Some time later, Aladdin falls in love with Princess Yasmin, the daughter of the Sultan of Baghdad. When he secretly enters the palace, he is caught and punished. Fathima pleads with the Sultan to allow her son to marry Yasmin, but the Sultan challenges Aladdin to present wealth equal to his own. While cleaning, Fathima finds the discarded lamp and releases the genie, who helps Aladdin amass immense riches. Impressed, the Sultan agrees to the marriage.

Meanwhile, Jaffer discovers that Aladdin is alive. Disguised, he steals the lamp, captures Yasmin, and seizes Aladdin’s wealth. With Yakub’s help, Aladdin finds Jaffer’s fortress, rescues Yasmin, and defeats the sorcerer. He returns to Baghdad, where the Sultan names him his successor. In gratitude and wisdom, Aladdin frees the genie so the lamp can never again be misused.

== Cast ==
Adapted from Film News Anandan's database:

- Male cast
- Akkineni Nageswara Rao as Alladin
- T. S. Balaiah as Yakub
- S. V. Ranga Rao as Jaffer
- Relangi as Syed (Telugu)
- K. A. Thangavelu as Syed (Tamil)
- V. K. Ramasamy
- E. R. Sahadevan
- M. R. Swaminathan
- Master Anand as young Alladin
- Pakkirisamy
- Rama Rao
- C. S. D. Singh
- Thodi Kannan
- V. K. Achari

- Female cast
- Anjali Devi as Yasmin
- Rajasulochana as Sitara
- G. Sakunthala as Roshanara
- K. Malathi as Fathima
- Indira Acharya
- Saantha
- B. Jaya

== Production ==
The film is an adaptation of the story of Aladdin from One Thousand and One Nights.
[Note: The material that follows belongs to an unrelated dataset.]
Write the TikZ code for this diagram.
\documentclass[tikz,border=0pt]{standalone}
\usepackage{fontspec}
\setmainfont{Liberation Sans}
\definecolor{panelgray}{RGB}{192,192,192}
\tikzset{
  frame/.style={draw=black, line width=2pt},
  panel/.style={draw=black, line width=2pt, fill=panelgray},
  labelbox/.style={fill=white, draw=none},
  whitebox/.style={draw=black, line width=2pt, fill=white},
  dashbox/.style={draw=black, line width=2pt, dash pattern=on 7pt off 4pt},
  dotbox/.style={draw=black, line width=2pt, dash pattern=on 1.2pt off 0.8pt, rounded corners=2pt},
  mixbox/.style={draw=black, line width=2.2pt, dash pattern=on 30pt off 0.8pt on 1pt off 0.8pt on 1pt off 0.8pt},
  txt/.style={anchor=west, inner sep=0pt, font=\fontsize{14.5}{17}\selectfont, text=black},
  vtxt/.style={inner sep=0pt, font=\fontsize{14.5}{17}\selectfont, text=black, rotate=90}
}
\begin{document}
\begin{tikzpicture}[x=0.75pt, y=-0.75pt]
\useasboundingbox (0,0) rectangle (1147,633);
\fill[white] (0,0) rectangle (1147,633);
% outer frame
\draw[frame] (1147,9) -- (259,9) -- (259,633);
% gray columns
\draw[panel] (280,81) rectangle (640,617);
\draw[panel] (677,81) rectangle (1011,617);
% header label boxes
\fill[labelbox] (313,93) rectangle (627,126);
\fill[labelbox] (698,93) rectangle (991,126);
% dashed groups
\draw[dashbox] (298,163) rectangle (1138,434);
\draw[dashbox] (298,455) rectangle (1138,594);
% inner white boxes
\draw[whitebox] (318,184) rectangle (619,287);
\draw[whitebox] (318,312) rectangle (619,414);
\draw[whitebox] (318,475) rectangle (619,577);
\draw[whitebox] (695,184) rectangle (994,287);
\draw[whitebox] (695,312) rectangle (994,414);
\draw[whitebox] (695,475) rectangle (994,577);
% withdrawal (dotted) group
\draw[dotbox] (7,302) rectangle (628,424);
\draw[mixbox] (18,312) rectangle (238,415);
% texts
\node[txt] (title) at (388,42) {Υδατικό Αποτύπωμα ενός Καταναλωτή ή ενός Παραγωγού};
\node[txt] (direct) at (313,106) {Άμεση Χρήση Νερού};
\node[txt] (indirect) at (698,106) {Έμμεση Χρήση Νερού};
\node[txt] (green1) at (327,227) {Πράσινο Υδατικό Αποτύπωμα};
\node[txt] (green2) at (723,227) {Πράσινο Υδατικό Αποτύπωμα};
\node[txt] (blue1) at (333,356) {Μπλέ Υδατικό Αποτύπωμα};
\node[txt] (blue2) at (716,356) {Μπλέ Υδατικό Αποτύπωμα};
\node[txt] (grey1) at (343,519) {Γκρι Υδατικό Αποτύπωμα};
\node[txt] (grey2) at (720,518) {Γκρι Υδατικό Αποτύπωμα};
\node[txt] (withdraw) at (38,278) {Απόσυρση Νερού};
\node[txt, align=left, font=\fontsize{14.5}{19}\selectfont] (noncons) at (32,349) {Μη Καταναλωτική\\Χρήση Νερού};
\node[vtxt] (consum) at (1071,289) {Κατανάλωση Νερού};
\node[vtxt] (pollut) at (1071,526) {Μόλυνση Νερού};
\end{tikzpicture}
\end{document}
It was directed by T. R. Raghunath, produced by M. L. Pathy under Jai Sakthi Pictures, and simultaneously filmed in Tamil as Allavudeenum Arputha Vilakkum, Telugu as Allavuddin Adbhuta Deepam, and in Hindi as Alladdin Ka Chirag. Alladin and the Wonderful Lamp was used as the English title for the trilingual. The screenplay was written by Raghunath and V. Srinivasan. Akkineni Nageswara Rao starred as the title character. R. Sampath was the cinematographer, and S. A. Murugesan worked as editor. The sequence of the song "Seladum Neerodai Meethe" and its Telugu version was shot in Gevacolor, as the censor certificate of this film states as partly coloured. The Telugu version marked the first Telugu film to have colour sequence.

== Soundtrack ==
The soundtrack was composed by S. Rajeswara Rao & S. Hanumantha Rao.

Telugu
| No. | Title | Singer(s) | Length |
|---|---|---|---|
| 1. | "Andala Konetilona Sagindi" | A. M. Rajah, P. Susheela | 3:11 |
| 2. | "Jamak Jamak" | P. Susheela |  |
| 3. | "Tamaasha Dheepam Navīna Dheepam" | Pithapuram Nageswara Rao |  |
| 4. | "Manasanta Needira" | P. Susheela | 4:19 |
| 5. | "Ninu Valachi" | P. Susheela | 5:34 |
| 6. | "Pillalangadi Pillalangadi Andala" | V. Satya Rao, P. Susheela & Swarnalatha |  |
| 7. | "Pilla Pilla Raa" | P. Susheela | 4:22 |
| 8. | "Sogasari Dananayya" | P. B. Sreenivas, K. Rani | 3:45 |
| 9. | "Vacchanu Nee Kosame" | Jikki | 4:15 |
| 10. | "Yavvana Mokate" | A. P. Komala, S. Hanumantha Rao | 3:59 |
| Total length: |  |  | 29:25 |

Tamil
| No. | Title | Lyrics | Singer(s) | Length |
|---|---|---|---|---|
| 1. | "Selaadum Neerodai Meedhe" | Kannadasan | A. M. Rajah, P. Susheela | 5:32 |
| 2. | "Jamak Jamak" |  | P. Susheela |  |
| 3. | "Pazhaiya Deepam Thanthaal" | Villiputhan | Thiruchi Loganathan | 3:59 |
| 4. | "Kannukku Nerile, Kalai Enra Perile" | Pattukkottai Kalyanasundaram | P. Susheela | 3:42 |
| 5. | "Aasaiyudane En Raja Varuvaar" | A. Maruthakasi | P. Susheela | 4:12 |
| 6. | "Thillaale Lam Thillaale" | Thamizholi | Usaindeen, Nithyakala, P. K. Saraswathi, Swarnalatha, C. N. Rajalakshmi |  |
| 7. | "Kanni Penne Vaa" | A. Maruthakasi | P. Susheela | 3:42 |
| 8. | "Samayam Vachchuthaiyaa" | M. P. Sivam | K. R. Sellamuthu, K. Rani |  |
| 9. | "Unnaale Vandhenaiyaa" | A. Maruthakasi | Jikki | 3:42 |
| 10. | "Inraikkiruppathu Onre Nijamena" | Lakshmanathas | A. P. Komala | 3:23 |

== Release ==
Allavudeenum Arputha Vilakkum was released on 29 March 1957, and Allavuddin Adbhuta Deepam followed on 13 April. Alladin Ka Chirag was released in the same year.